Governance Assessment
- Alignment: Independent status, dual committee memberships (Finance & Risk; IT), and AI/cyber oversight are well-aligned with Assurant’s risk, technology, and digital strategy—committees are fully independent.
- Engagement: Met minimum attendance expectations; participated in an active Board schedule with frequent executive sessions of independent directors, supporting robust oversight.
- Pay structure: Cash retainer stable; equity grants are time-vested RSUs (no performance metrics), with deferred settlement, which promotes longer-term alignment; however, director RSUs vest upon change in control—a standard feature but can diminish retention incentives in a transaction context.
- Ownership: Beneficial ownership reported at 4,522 shares; Company confirms all directors comply with stock ownership guidelines (counts vested/unvested RSUs, excludes unearned PSUs), improving alignment.
- Conflicts: No related-person transactions requiring disclosure; ordinary-course relationships assessed as immaterial; independence maintained.

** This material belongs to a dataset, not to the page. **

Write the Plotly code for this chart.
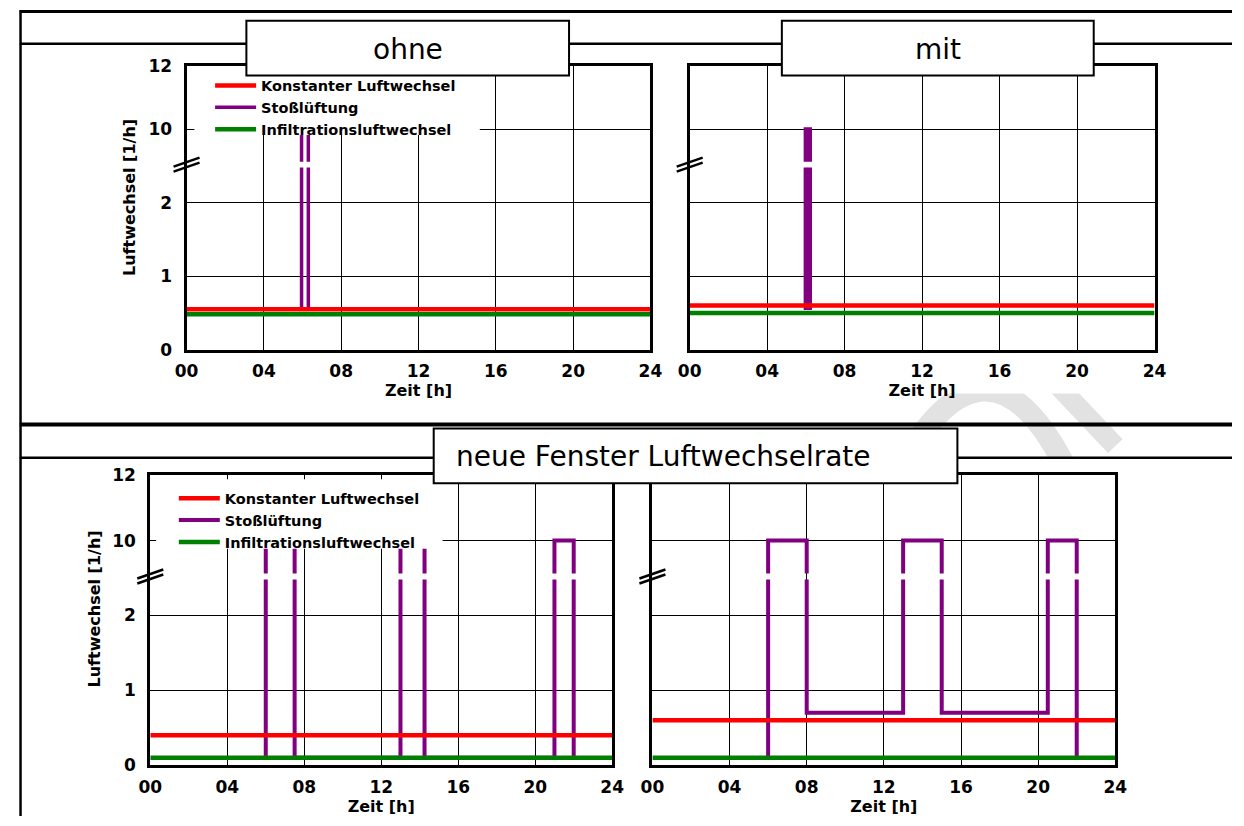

- Compensation governance context: Independent consultant (Pearl Meyer) supports director/executive compensation; no committee interlocks; strong say-on-pay support (≈96% in 2024) indicates investor confidence in pay practices.
RED FLAGS: None disclosed for related-party transactions, hedging/pledging is prohibited for directors under insider trading policy; change-in-control vesting for director RSUs exists, but no problematic tax gross-ups or option repricing features noted.